Why Not Me?
As we reflect on Girls and Women in Sports Month, women can (and should) look back with a sense of pride thinking of the strides the industry has taken toward equality this year.
Just a few weeks ago, the U.S. Women’s National Team (USWNT) and the U.S. Soccer Federation came to a $24 million settlement over Equal Pay. Before that, the WNBA raised $75 million in what the league called “the largest-ever financing for a woman’s sports property.”
These wins for women’s sports are certainly just the beginning, but they set an important precedent in the industry for equal pay, as well as the value of women’s sports, in general. And perhaps most importantly, they serve as motivation for young girls in sports.
Girls drop out of sports at twice the rate of boys in middle school, and they have far fewer female athletes to look up to as role models than young boys do in male athletes. But why is that? If women athletes are winning and succeeding just the same, why are their stories not being told? Why do women athletes have to be the best in their sport to be considered equal to men, as NBC News asks?
Let’s put it this way: among sports commentators, only 17.2% of them are women. The decision-makers at these networks—the ESPNs of it all—are the ones choosing which
sports are shown on television. And as one of my colleagues puts it, you can’t envision being what you can’t see.
“Getting women in [decision-making positions], as well as familiarizing men with the fact that women play and there’s an audience for it, it takes time and a lot of frustration, but I do feel like we’re at this beautiful tipping point,” Julie Foudy, former USWNT co-captain and ESPN commentator, told me during a recent conversation.
Some good news: the LA Times reports that this summer, Fast Studios plans to launch the “Women’s Sports Network,” the first-ever 24-hour television channel devoted entirely to covering female athletes, on and off the field. Getting more eyes on women’s sports—especially the eyes of young girls in sports—will undoubtedly change the way we view girls’ sports in this country for the better.
This year is the 50th anniversary of Title IX—the civil rights law in the U.S. that prohibits sex-based discrimination—and, as we reflect on the past 50 years, we’ve come so far, and yet not far enough.
At the 2022 Beijing Olympics, women were responsible for the majority of Team USA’s 25 medals—taking home the most by any nation at the winter games (17). Unfortunately, this accomplishment doesn’t discount the lack of funding, abundant scrutiny, and limited coverage the women on Team USA face today. Many sports during the Olympics allocate more spots for men than women, according to Bloomberg Equality. There are 51 men’s events at the Winter Olympics, 46 for women, and 12 for mixed-gender. While 45% of female athletes this year is more than any other year, why are we not at least 50-50 yet?
The inequalities in women’s sports are not limited to just the professional level, though. Girls have 1.3 million fewer opportunities to play high school sports than boys have, according to Women’s Sports Foundation.

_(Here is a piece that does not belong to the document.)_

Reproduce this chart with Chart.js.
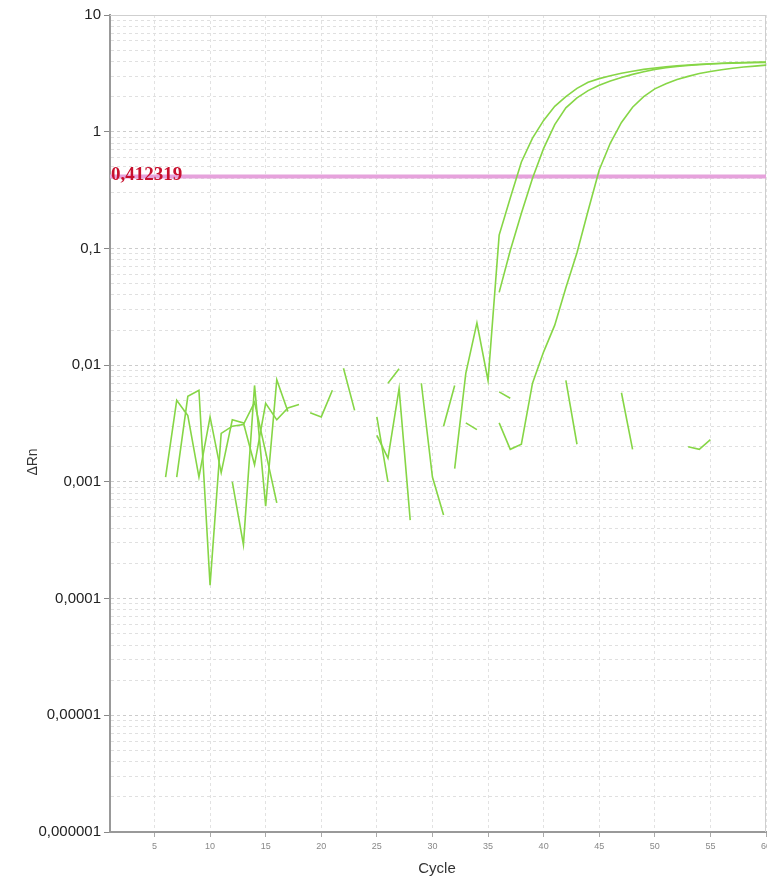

When asked about obstacles they’ve had to overcome in sports, the women I work with at LeagueApps had a lot to say.
- “Resources were never fairly distributed.”
- “We’d have to practice 15 minutes away while the boys got to practice at the school we went to.”
- “We were always given the last choice of practice and weight room time slots and often had to work around the men’s teams schedules.”
- “My brothers’ games were always prioritized over mine.”
- “I had to change in small closets or bathrooms in place of locker rooms because there was no changing area for the only girl on the team.”
- “I never had a female soccer coach, or even a female referee, when I played club and high school.”
- “As a woman in sport, we all face the challenge of proving ourselves.”
- “I’ve had to fight for respect my whole life.”
The list goes on. Why do girls in sports have to fight for their place on the field? Why are we told, “You’re good for a girl?” instead of simply, “You’re good.”
The impact of youth sports on young girls is bountiful. Girls learn teamwork, leadership, and confidence through sport. According to The Girls’ Index, “…girls who are involved in sports are 14 percent more likely to believe they are smart enough for their dream career and 13 percent more likely to be considering a career in math and/or science.”
It is our responsibility as leaders in the industry to do what we can to increase access to girls sports, motivate young girls to keep playing, and make sure girls know where to turn to for strong, female role models in sports.
Those role models are badly needed. Imposter syndrome is no joke, especially for Black and Latina women. When my daughter second-guesses her success or feels like she’s plateaued in her sports career, I encourage her to ask herself, “Why not me?”
“Why can’t I be the state champion? Why can’t I be recruited by all of my top schools? Why can’t I run 38 seconds in the 300-meter dash this indoor track season? “
An affirmation I suggest to her and her friends is, “I deserve to be here, I work as hard as they do. I’m as fast as they are. These goals are not out of my reach.”
We have to keep at it. We can’t allow ourselves to become discouraged or disappointed. We have to continue to put ourselves out there—for us and for future women. The breakthrough is going to happen, and what we saw last month with the USWNT is a giant step in the right direction.
This International Women’s Day—with the theme of breaking the bias—ask yourself, “Why not me?”